Playwright Nissim Aloni Is Born
Actress Hana Rovina presenting Aloni with the best playwright prize at the 1964 “Kinor David Award” Ceremony. Photo: National Photo Collection of Israel

August 24, 1926

Playwright and translator Nissim Aloni is born Nissim Levi to poor Bulgarian Jewish parents in Florentin, a low-income neighborhood in the south of Tel Aviv that becomes an inspiration for his work.

After high school, Aloni writes for BaMahane, a weekly magazine published by the Haganah and later by the Israel Defense Forces. He fights in the War of Independence, then works for multiple periodicals while studying history and French at the Hebrew University of Jerusalem. His first play, “Most Cruel the King,” about King Jeroboam I of Israel, creates a stir when the Habima Theater produces it in 1953. His next play, “The King’s Clothes,” establishes him as one of the state’s leading playwrights and revolutionizes Israeli theater. In 1963 he creates the Seasons Theater, which is active for three years and where he produces his own plays.
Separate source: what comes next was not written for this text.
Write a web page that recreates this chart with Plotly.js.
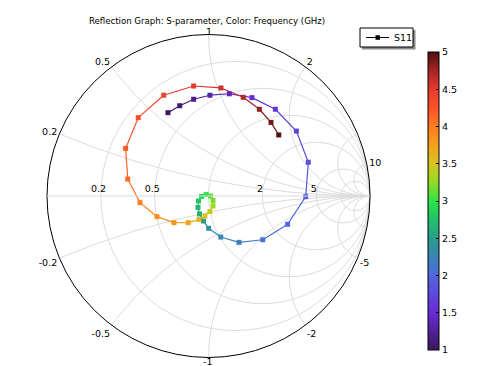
<!DOCTYPE html>
<html>
<head>
<meta charset="utf-8">
<script src="https://cdn.plot.ly/plotly-3.0.1.min.js"></script>
<style>html,body{margin:0;padding:0;background:#fff;}#chart{width:479px;height:366px;}</style>
</head>
<body>
<div id="chart"></div>
<script>
// Frequency (GHz) for each sample
const freq = [1.0,1.1,1.2,1.3,1.4,1.5,1.6,1.7,1.8,1.9,2.0,2.1,2.2,2.3,2.4,2.5,2.6,2.7,2.8,2.9,3.0,
              3.1,3.2,3.3,3.4,3.5,3.6,3.7,3.8,3.9,4.0,4.1,4.2,4.3,4.4,4.5,4.6,4.7,4.8,4.9,5.0];
const s11Re = [-0.251,-0.178,-0.092,0.009,0.129,0.269,0.414,0.544,0.618,0.602,0.490,0.336,0.189,0.076,0.001,
               -0.031,-0.056,-0.065,-0.062,-0.043,-0.015,0.012,0.028,0.028,0.009,-0.022,-0.059,
               -0.125,-0.214,-0.319,-0.424,-0.500,-0.513,-0.435,-0.277,-0.092,0.077,0.215,0.315,0.387,0.435];
const s11Im = [0.516,0.559,0.599,0.624,0.633,0.609,0.537,0.402,0.209,-0.004,-0.175,-0.271,-0.287,-0.254,-0.200,
               -0.155,-0.111,-0.071,-0.031,-0.003,0.009,0.000,-0.028,-0.062,-0.096,-0.124,-0.146,
               -0.165,-0.165,-0.128,-0.041,0.105,0.295,0.485,0.624,0.681,0.669,0.611,0.537,0.456,0.378];
const resistanceTicks = [0.2,0.5,1,2,5,10];
const reactanceTicks = [-10,-5,-2,-1,-0.5,-0.2,0.2,0.5,1,2,5,10];
const colorbarTicks = [1,1.5,2,2.5,3,3.5,4,4.5,5];
const seriesName = 'S11';

// normalized impedance z = (1+G)/(1-G)
const zRe = [], zIm = [];
for (let i = 0; i < s11Re.length; i++) {
  const a = 1 + s11Re[i], b = s11Im[i], c = 1 - s11Re[i], d = -s11Im[i];
  const den = c*c + d*d;
  zRe.push((a*c + b*d)/den);
  zIm.push((b*c - a*d)/den);
}

const cscale = [
  [0.0,'#3c1a5b'],[0.05,'#4a1f8c'],[0.125,'#6a2ad8'],[0.25,'#5168de'],[0.3125,'#3a84b6'],
  [0.375,'#2a9e8c'],[0.4375,'#22c068'],[0.5,'#2ee446'],[0.5625,'#92dc24'],[0.625,'#d8c41e'],
  [0.6875,'#f3a01c'],[0.75,'#ff7c20'],[0.8125,'#ff5228'],[0.875,'#e6392f'],[0.9375,'#a42424'],[1.0,'#4e1010']
];
function hex2rgb(h){return [parseInt(h.substr(1,2),16),parseInt(h.substr(3,2),16),parseInt(h.substr(5,2),16)];}
function colorAt(f){
  const t = Math.max(0, Math.min(1, (f-1)/4));
  for (let k = 0; k < cscale.length-1; k++) {
    const [t0,c0] = cscale[k], [t1,c1] = cscale[k+1];
    if (t >= t0 && t <= t1) {
      const u = (t - t0)/(t1 - t0), A = hex2rgb(c0), B = hex2rgb(c1);
      return 'rgb(' + A.map((v,j)=>Math.round(v + (B[j]-v)*u)).join(',') + ')';
    }
  }
  return cscale[cscale.length-1][1];
}

const traces = [];
for (let i = 0; i < freq.length-1; i++) {
  traces.push({type:'scattersmith', real:[zRe[i],zRe[i+1]], imag:[zIm[i],zIm[i+1]], mode:'lines',
    line:{color:colorAt((freq[i]+freq[i+1])/2), width:1.2}, showlegend:false, hoverinfo:'skip'});
}
traces.push({type:'scattersmith', real:zRe, imag:zIm, mode:'markers', showlegend:false, name:seriesName,
  marker:{symbol:'square', size:5, color:freq, colorscale:cscale, cmin:1, cmax:5,
    colorbar:{x:428/479, xanchor:'left', y:1-201/366, yanchor:'middle', len:298, lenmode:'pixels',
      thickness:11, outlinecolor:'#000', outlinewidth:1, tickvals:colorbarTicks, ticks:'inside',
      ticklen:3, tickcolor:'#000', tickfont:{family:'DejaVu Sans', size:9.5, color:'#000'}, xpad:0, ypad:0}}});

const tf = {family:'DejaVu Sans', size:9.5, color:'#000'};
const P = (px, py) => ({x: px/479, y: 1 - py/366});
const layout = {
  width:479, height:366, margin:{l:0,r:0,t:0,b:0}, paper_bgcolor:'#fff',
  title:{text:'Reflection Graph: S-parameter, Color: Frequency (GHz)', x:207/479, xanchor:'center',
    y:1-21/366, yanchor:'middle', font:{family:'DejaVu Sans', size:8.6, color:'#000'}},
  showlegend:false,
  smith:{
    domain:{x:[47/479, 370/479], y:[8.5/366, 331.5/366]},
    bgcolor:'#fff',
    realaxis:{tickvals:resistanceTicks, side:'top', ticks:'', ticklen:0, tickangle:0, gridcolor:'#dcdcdc', gridwidth:1,
      showline:true, linecolor:'#dcdcdc', tickfont:tf,
      labelalias:{'1':'', '10':'', '0.2':'0.2\u2002', '0.5':'0.5\u2002', '2':'2\u2002', '5':'5\u2002'}},
    imaginaryaxis:{tickvals:reactanceTicks, ticks:'', ticklen:0, gridcolor:'#dcdcdc', gridwidth:1,
      showline:true, linecolor:'#000', linewidth:1, tickfont:tf,
      labelalias:{'\u221210':'', '-10':'', '5':'', '1':'', '\u22121':'', '\u22125':'-5', '\u22122':'-2',
        '\u22120.5':'-0.5', '\u22120.2':'-0.2'}}
  },
  shapes:[
    {type:'rect', xref:'paper', yref:'paper', x0:P(373,0).x, x1:P(390,0).x, y0:P(0,203).y, y1:P(0,189).y,
      fillcolor:'#fff', line:{width:0}, layer:'above'},
    {type:'rect', xref:'paper', yref:'paper', x0:P(362,0).x, x1:P(415.5,0).x, y0:P(0,49.5).y, y1:P(0,30).y,
      fillcolor:'#8a8a8a', line:{width:0}},
    {type:'rect', xref:'paper', yref:'paper', x0:P(360,0).x, x1:P(413,0).x, y0:P(0,47).y, y1:P(0,28).y,
      fillcolor:'#fff', line:{color:'#000', width:1}},
    {type:'line', xref:'paper', yref:'paper', x0:P(366,0).x, x1:P(389,0).x, y0:P(0,37.5).y, y1:P(0,37.5).y,
      line:{color:'#000', width:1}},
    {type:'rect', xref:'paper', yref:'paper', x0:P(375.5,0).x, x1:P(380,0).x, y0:P(0,39.8).y, y1:P(0,35.3).y,
      fillcolor:'#000', line:{width:0}}
  ],
  annotations:[
    {text:seriesName, xref:'paper', yref:'paper', x:P(392,0).x, y:P(0,37.5).y, xanchor:'left',
      yanchor:'middle', showarrow:false, font:tf},
    {text:'1', xref:'paper', yref:'paper', x:P(208.5,0).x, y:P(0,31.5).y, xanchor:'center',
      yanchor:'middle', showarrow:false, font:tf},
    {text:'-1', xref:'paper', yref:'paper', x:P(207.5,0).x, y:P(0,361).y, xanchor:'center',
      yanchor:'middle', showarrow:false, font:tf}
  ]
};
Plotly.newPlot('chart', traces, layout, {displayModeBar:false, staticPlot:true});
</script>
</body>
</html>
Aloni publishes and stages 12 plays, in addition to writing short stories and sketches. His work, often focusing on royal characters, earns him the Bialik Prize for literature in 1983 and the Israel Prize for stage arts in 1996. He also translates into Hebrew, adapts and directs more than 100 plays.

A stroke leaves Aloni severely disabled in his later years, and he dies at age 71 in 1998 in Tel Aviv, where a street is named for him.